In the far back are walls covered with stuffed fish: Big bass, marlins, etc. There are four tables there. The first is from ADT, the home alarm company. They have the usual sales pitch handouts about crooks and the need for alarms. Another table is from MADD. They are against drunk driving. As usual. Another table is from a gun dealer. They have a few tasers on display and a few pistols. Nothing remarkable. And the final table is from Christ for Crime Victims. Evidently, this is a Jesus-based charity that involves bringing new doors and windows and other anti-crime fortifications to folks who have been victimized by crime. And then (I guess) they tell you about the Lord or something. Unclear. And that’s it for exhibits. Takes us about 10 minutes to make “the rounds” to all four tables. The meeting still has not started.

We find seats. The crowd is multi-racial. Many of the black folks there are wearing the red shirts of the “Enough is Enough” campaign that is pretty big here in Montgomery. It’s an anti-violence, anti-gang campaign run by Rev. Ed Nettles of the Freewill Missionary Baptist Church. Rev. Nettles himself was present, as were a ton of police officers and a bunch of old people. We were the youngest people there by a good margin.

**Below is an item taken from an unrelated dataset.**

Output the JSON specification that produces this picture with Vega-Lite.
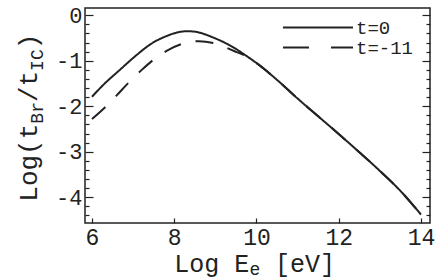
{
  "$schema": "https://vega.github.io/schema/vega-lite/v6.json",
  "width": 345,
  "height": 215,
  "autosize": {"type": "none"},
  "padding": {"left": 85, "top": 8, "right": 8, "bottom": 56},
  "background": "white",
  "config": {
    "view": {"stroke": "#222", "strokeWidth": 1.5},
    "axis": {"grid": false, "domain": false, "title": null, "tickColor": "#222", "labelColor": "#222", "labelFont": "Liberation Mono", "tickWidth": 1.2},
    "text": {"font": "Liberation Mono", "color": "#222", "fontWeight": "normal"}
  },
  "data": {
    "values": [
      {"x": 6.0, "y": -1.79, "s": "t=0"},
      {"x": 6.32, "y": -1.49, "s": "t=0"},
      {"x": 6.64, "y": -1.23, "s": "t=0"},
      {"x": 7.05, "y": -0.9, "s": "t=0"},
      {"x": 7.45, "y": -0.62, "s": "t=0"},
      {"x": 7.86, "y": -0.44, "s": "t=0"},
      {"x": 8.06, "y": -0.38, "s": "t=0"},
      {"x": 8.3, "y": -0.35, "s": "t=0"},
      {"x": 8.5, "y": -0.36, "s": "t=0"},
      {"x": 8.72, "y": -0.41, "s": "t=0"},
      {"x": 8.95, "y": -0.49, "s": "t=0"},
      {"x": 9.2, "y": -0.59, "s": "t=0"},
      {"x": 9.5, "y": -0.74, "s": "t=0"},
      {"x": 9.75, "y": -0.89, "s": "t=0"},
      {"x": 10.0, "y": -1.05, "s": "t=0"},
      {"x": 10.5, "y": -1.42, "s": "t=0"},
      {"x": 11.0, "y": -1.83, "s": "t=0"},
      {"x": 11.5, "y": -2.22, "s": "t=0"},
      {"x": 12.0, "y": -2.61, "s": "t=0"},
      {"x": 12.5, "y": -3.01, "s": "t=0"},
      {"x": 13.0, "y": -3.42, "s": "t=0"},
      {"x": 13.5, "y": -3.86, "s": "t=0"},
      {"x": 14.0, "y": -4.38, "s": "t=0"},
      {"x": 6.0, "y": -2.28, "s": "t=-11"},
      {"x": 6.32, "y": -2.02, "s": "t=-11"},
      {"x": 6.6, "y": -1.76, "s": "t=-11"},
      {"x": 6.88, "y": -1.49, "s": "t=-11"},
      {"x": 7.21, "y": -1.2, "s": "t=-11"},
      {"x": 7.49, "y": -0.98, "s": "t=-11"},
      {"x": 7.86, "y": -0.76, "s": "t=-11"},
      {"x": 8.22, "y": -0.62, "s": "t=-11"},
      {"x": 8.6, "y": -0.57, "s": "t=-11"},
      {"x": 9.03, "y": -0.63, "s": "t=-11"},
      {"x": 9.44, "y": -0.78, "s": "t=-11"},
      {"x": 9.75, "y": -0.9, "s": "t=-11"},
      {"x": 10.0, "y": -1.05, "s": "t=-11"},
      {"x": 10.5, "y": -1.42, "s": "t=-11"},
      {"x": 11.0, "y": -1.83, "s": "t=-11"},
      {"x": 11.5, "y": -2.22, "s": "t=-11"},
      {"x": 12.0, "y": -2.61, "s": "t=-11"},
      {"x": 12.5, "y": -3.01, "s": "t=-11"},
      {"x": 13.0, "y": -3.42, "s": "t=-11"},
      {"x": 13.5, "y": -3.86, "s": "t=-11"},
      {"x": 14.0, "y": -4.38, "s": "t=-11"}
    ]
  },
  "layer": [
    {
      "mark": {"type": "line", "strokeWidth": 2, "color": "#222", "interpolate": "monotone"},
      "encoding": {
        "x": {
          "field": "x", "type": "quantitative",
          "scale": {"domain": [5.83, 14.219], "nice": false, "zero": false},
          "axis": {"orient": "bottom", "values": [6, 8, 10, 12, 14], "tickSize": -5, "labelPadding": 8, "labelFontSize": 23, "labelFlush": false, "labelOverlap": false}
        },
        "y": {
          "field": "y", "type": "quantitative",
          "scale": {"domain": [-4.565, 0.16], "nice": false, "zero": false},
          "axis": {
            "orient": "left",
            "values": [0, -0.2, -0.4, -0.6, -0.8, -1, -1.2, -1.4, -1.6, -1.8, -2, -2.2, -2.4, -2.6, -2.8, -3, -3.2, -3.4, -3.6, -3.8, -4, -4.2, -4.4],
            "tickSize": {"condition": {"test": "abs(datum.value - round(datum.value)) < 0.001", "value": -8}, "value": -4},
            "labelPadding": 11,
            "labelFontSize": 22,
            "labelOverlap": false,
            "labelFlush": false,
            "labelExpr": "abs(datum.value - round(datum.value)) < 0.001 ? (datum.value < -0.5 ? '-' + abs(round(datum.value)) : '0') : ''"
          }
        },
        "strokeDash": {
          "field": "s", "type": "nominal",
          "scale": {"domain": ["t=0", "t=-11"], "range": [[1, 0], [18, 15]]},
          "legend": null
        }
      }
    },
    {
      "mark": {"type": "point", "opacity": 0},
      "encoding": {
        "x": {"field": "x", "type": "quantitative"},
        "y": {
          "field": "y", "type": "quantitative",
          "axis": {
            "orient": "right", "labels": false,
            "values": [0, -0.2, -0.4, -0.6, -0.8, -1, -1.2, -1.4, -1.6, -1.8, -2, -2.2, -2.4, -2.6, -2.8, -3, -3.2, -3.4, -3.6, -3.8, -4, -4.2, -4.4],
            "tickSize": {"condition": {"test": "abs(datum.value - round(datum.value)) < 0.001", "value": -8}, "value": -4}
          }
        }
      }
    },
    {
      "data": {"values": [{}]},
      "mark": {"type": "rule", "strokeWidth": 2, "color": "#222"},
      "encoding": {"x": {"datum": 10.644}, "x2": {"datum": 12.347}, "y": {"datum": -0.27, "axis": null}}
    },
    {
      "data": {"values": [{}]},
      "mark": {"type": "rule", "strokeWidth": 2, "color": "#222", "strokeDash": [26, 22]},
      "encoding": {"x": {"datum": 10.644}, "x2": {"datum": 12.347}, "y": {"datum": -0.71, "axis": null}}
    },
    {
      "data": {"values": [{}]},
      "mark": {"type": "text", "fontSize": 19, "align": "left", "baseline": "middle"},
      "encoding": {"x": {"datum": 12.42}, "y": {"datum": -0.27, "axis": null}, "text": {"value": "t=0"}}
    },
    {
      "data": {"values": [{}]},
      "mark": {"type": "text", "fontSize": 19, "align": "left", "baseline": "middle"},
      "encoding": {"x": {"datum": 12.42}, "y": {"datum": -0.71, "axis": null}, "text": {"value": "t=-11"}}
    },
    {
      "data": {"values": [{}]},
      "mark": {"type": "text", "fontSize": 25, "align": "left", "baseline": "alphabetic"},
      "encoding": {"x": {"datum": 8.0}, "y": {"datum": -5.645, "axis": null}, "text": {"value": "Log E"}}
    },
    {
      "data": {"values": [{}]},
      "mark": {"type": "text", "fontSize": 18, "align": "left", "baseline": "alphabetic"},
      "encoding": {"x": {"datum": 9.83}, "y": {"datum": -5.71, "axis": null}, "text": {"value": "e"}}
    },
    {
      "data": {"values": [{}]},
      "mark": {"type": "text", "fontSize": 25, "align": "left", "baseline": "alphabetic"},
      "encoding": {"x": {"datum": 10.45}, "y": {"datum": -5.645, "axis": null}, "text": {"value": "[eV]"}}
    },
    {
      "data": {"values": [{}]},
      "mark": {"type": "text", "fontSize": 26, "align": "left", "baseline": "alphabetic", "angle": 270},
      "encoding": {"x": {"datum": 4.655}, "y": {"datum": -4.097, "axis": null}, "text": {"value": "Log(t"}}
    },
    {
      "data": {"values": [{}]},
      "mark": {"type": "text", "fontSize": 18, "align": "left", "baseline": "alphabetic", "angle": 270},
      "encoding": {"x": {"datum": 4.809}, "y": {"datum": -2.382, "axis": null}, "text": {"value": "Br"}}
    },
    {
      "data": {"values": [{}]},
      "mark": {"type": "text", "fontSize": 26, "align": "left", "baseline": "alphabetic", "angle": 270},
      "encoding": {"x": {"datum": 4.655}, "y": {"datum": -1.908, "axis": null}, "text": {"value": "/t"}}
    },
    {
      "data": {"values": [{}]},
      "mark": {"type": "text", "fontSize": 18, "align": "left", "baseline": "alphabetic", "angle": 270},
      "encoding": {"x": {"datum": 4.809}, "y": {"datum": -1.222, "axis": null}, "text": {"value": "IC"}}
    },
    {
      "data": {"values": [{}]},
      "mark": {"type": "text", "fontSize": 26, "align": "left", "baseline": "alphabetic", "angle": 270},
      "encoding": {"x": {"datum": 4.655}, "y": {"datum": -0.747, "axis": null}, "text": {"value": ")"}}
    }
  ],
  "resolve": {"axis": {"y": "independent"}}
}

So we sit. And sit. And it’s now 6:30. And we have to be somewhere at 8. We thought we could stay from 6 until 7:45 or so and hit the road. We thought we’d see some cool exhibits. Wrong. When it’s 6:30 and nothing has started yet and they’re telling people to go enter a raffle to win some ADT security package, we get worried. The doors we entered are soon going to close. Then people (possibly people in police uniforms) will stand in front of those doors and start talking. And we won’t be able to leave.

So, dear reader, we failed you. We did not stay for the informative law enforcement programming. We did not learn about crime in our beloved community and what the police want us to do about it. We did not get to ask our burning questions about the “Volunteer Police” who hilariously cruise our neighborhood. We have some brochures about what to do in case we see “someone suspicious.” And the back of the “Enough of Enough” shirts have the word “VIOLENCE” in a circle with a big slash through it … and under it says: “Try Jesus!”

So if that helps you, we are grateful. But we carry a heavy sense of guilt at our journalistic failings. You, the crime wary citizens of this body politic, deserve only the finest information about the doings of our order-preserving guardians.